Begin with the first line below and retype each line exactly through the line containing "n_cat = len(countries)". Any pictures are to be left out.

== Data block

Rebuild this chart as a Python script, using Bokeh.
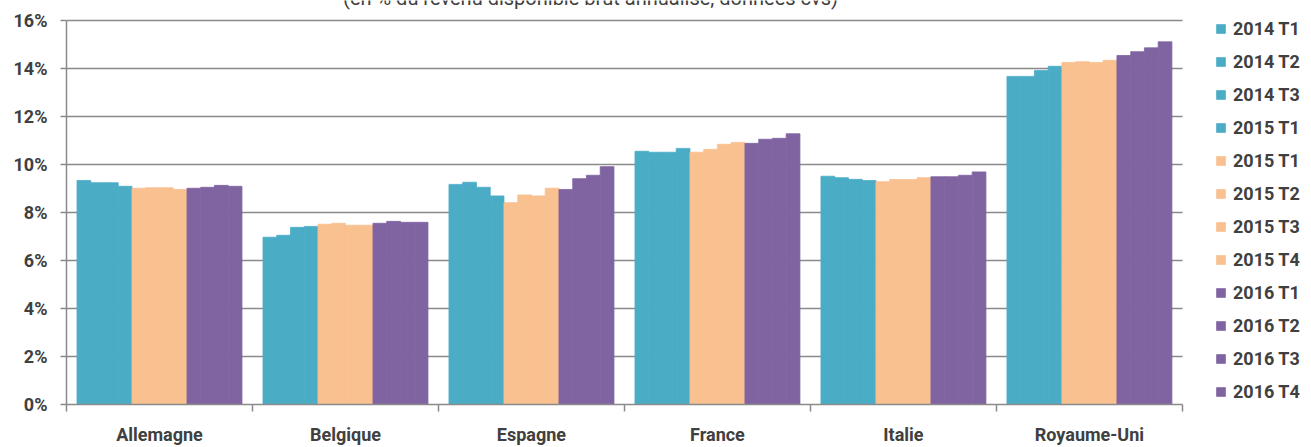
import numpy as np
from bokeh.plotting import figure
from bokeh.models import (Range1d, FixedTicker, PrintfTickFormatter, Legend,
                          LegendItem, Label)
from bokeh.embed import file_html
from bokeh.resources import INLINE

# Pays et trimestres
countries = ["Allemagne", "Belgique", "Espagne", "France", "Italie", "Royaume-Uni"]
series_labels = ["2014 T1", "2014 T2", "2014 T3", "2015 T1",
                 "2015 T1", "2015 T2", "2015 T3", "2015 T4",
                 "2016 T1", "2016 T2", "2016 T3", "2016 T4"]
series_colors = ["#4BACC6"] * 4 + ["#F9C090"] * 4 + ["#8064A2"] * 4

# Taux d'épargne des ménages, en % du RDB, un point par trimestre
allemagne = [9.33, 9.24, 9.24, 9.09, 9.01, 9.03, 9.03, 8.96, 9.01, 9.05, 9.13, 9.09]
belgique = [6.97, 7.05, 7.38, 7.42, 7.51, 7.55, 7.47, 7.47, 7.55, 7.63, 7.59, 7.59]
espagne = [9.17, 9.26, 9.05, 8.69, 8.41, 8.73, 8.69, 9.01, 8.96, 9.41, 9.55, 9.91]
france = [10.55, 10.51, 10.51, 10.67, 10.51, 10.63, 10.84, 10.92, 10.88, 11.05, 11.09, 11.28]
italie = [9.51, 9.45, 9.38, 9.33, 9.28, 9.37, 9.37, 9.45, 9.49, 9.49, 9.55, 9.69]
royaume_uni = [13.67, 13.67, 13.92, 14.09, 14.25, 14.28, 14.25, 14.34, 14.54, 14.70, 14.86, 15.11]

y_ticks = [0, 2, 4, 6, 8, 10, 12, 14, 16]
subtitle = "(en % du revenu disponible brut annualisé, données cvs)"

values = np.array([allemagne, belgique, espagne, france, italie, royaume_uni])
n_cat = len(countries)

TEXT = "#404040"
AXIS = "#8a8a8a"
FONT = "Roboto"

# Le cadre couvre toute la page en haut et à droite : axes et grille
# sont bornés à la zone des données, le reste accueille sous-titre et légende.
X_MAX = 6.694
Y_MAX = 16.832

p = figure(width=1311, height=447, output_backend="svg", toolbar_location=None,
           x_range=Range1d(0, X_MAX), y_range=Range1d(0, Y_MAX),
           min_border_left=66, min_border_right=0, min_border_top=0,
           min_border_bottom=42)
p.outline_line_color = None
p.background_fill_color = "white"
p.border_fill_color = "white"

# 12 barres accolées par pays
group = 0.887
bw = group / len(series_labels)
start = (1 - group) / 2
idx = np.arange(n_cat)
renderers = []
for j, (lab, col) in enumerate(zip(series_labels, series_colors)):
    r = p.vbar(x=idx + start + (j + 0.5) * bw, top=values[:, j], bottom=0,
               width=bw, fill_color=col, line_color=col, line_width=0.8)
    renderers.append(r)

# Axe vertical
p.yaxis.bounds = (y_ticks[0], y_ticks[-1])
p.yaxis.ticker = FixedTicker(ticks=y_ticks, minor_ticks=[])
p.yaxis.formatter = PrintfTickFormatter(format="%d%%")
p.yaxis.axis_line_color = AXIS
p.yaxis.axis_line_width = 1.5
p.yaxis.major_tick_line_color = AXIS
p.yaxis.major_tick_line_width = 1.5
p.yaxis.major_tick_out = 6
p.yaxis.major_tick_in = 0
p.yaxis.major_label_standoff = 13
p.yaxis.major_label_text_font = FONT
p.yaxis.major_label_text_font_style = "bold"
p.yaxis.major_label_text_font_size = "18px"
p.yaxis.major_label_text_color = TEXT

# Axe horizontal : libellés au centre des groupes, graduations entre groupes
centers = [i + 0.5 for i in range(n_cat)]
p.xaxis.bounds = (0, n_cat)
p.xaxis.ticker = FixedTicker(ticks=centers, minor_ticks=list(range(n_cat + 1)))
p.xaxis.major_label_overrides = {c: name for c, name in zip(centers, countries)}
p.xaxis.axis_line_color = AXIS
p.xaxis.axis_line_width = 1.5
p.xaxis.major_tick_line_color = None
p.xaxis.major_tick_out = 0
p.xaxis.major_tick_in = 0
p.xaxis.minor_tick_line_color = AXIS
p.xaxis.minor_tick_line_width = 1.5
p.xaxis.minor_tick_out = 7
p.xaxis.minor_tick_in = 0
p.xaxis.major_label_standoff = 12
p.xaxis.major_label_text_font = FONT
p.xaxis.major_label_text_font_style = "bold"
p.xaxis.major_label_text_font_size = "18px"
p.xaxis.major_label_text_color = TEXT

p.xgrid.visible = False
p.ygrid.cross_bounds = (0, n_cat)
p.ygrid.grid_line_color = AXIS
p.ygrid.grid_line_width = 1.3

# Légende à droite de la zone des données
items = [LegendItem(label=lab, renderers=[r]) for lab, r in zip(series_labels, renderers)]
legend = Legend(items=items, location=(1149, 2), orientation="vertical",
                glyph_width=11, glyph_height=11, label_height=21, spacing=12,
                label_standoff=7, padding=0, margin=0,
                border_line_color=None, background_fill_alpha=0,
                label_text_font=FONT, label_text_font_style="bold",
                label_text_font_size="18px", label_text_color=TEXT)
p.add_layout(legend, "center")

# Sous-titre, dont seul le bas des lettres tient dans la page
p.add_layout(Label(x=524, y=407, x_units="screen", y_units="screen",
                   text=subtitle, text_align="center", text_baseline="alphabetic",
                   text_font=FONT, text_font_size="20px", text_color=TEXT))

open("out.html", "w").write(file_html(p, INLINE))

====

_Solution_:
Rebuild this chart as a Python script, using Bokeh.
import numpy as np
from bokeh.plotting import figure
from bokeh.models import (Range1d, FixedTicker, PrintfTickFormatter, Legend,
                          LegendItem, Label)
from bokeh.embed import file_html
from bokeh.resources import INLINE

# Pays et trimestres
countries = ["Allemagne", "Belgique", "Espagne", "France", "Italie", "Royaume-Uni"]
series_labels = ["2014 T1", "2014 T2", "2014 T3", "2015 T1",
                 "2015 T1", "2015 T2", "2015 T3", "2015 T4",
                 "2016 T1", "2016 T2", "2016 T3", "2016 T4"]
series_colors = ["#4BACC6"] * 4 + ["#F9C090"] * 4 + ["#8064A2"] * 4

# Taux d'épargne des ménages, en % du RDB, un point par trimestre
allemagne = [9.33, 9.24, 9.24, 9.09, 9.01, 9.03, 9.03, 8.96, 9.01, 9.05, 9.13, 9.09]
belgique = [6.97, 7.05, 7.38, 7.42, 7.51, 7.55, 7.47, 7.47, 7.55, 7.63, 7.59, 7.59]
espagne = [9.17, 9.26, 9.05, 8.69, 8.41, 8.73, 8.69, 9.01, 8.96, 9.41, 9.55, 9.91]
france = [10.55, 10.51, 10.51, 10.67, 10.51, 10.63, 10.84, 10.92, 10.88, 11.05, 11.09, 11.28]
italie = [9.51, 9.45, 9.38, 9.33, 9.28, 9.37, 9.37, 9.45, 9.49, 9.49, 9.55, 9.69]
royaume_uni = [13.67, 13.67, 13.92, 14.09, 14.25, 14.28, 14.25, 14.34, 14.54, 14.70, 14.86, 15.11]

y_ticks = [0, 2, 4, 6, 8, 10, 12, 14, 16]
subtitle = "(en % du revenu disponible brut annualisé, données cvs)"

values = np.array([allemagne, belgique, espagne, france, italie, royaume_uni])
n_cat = len(countries)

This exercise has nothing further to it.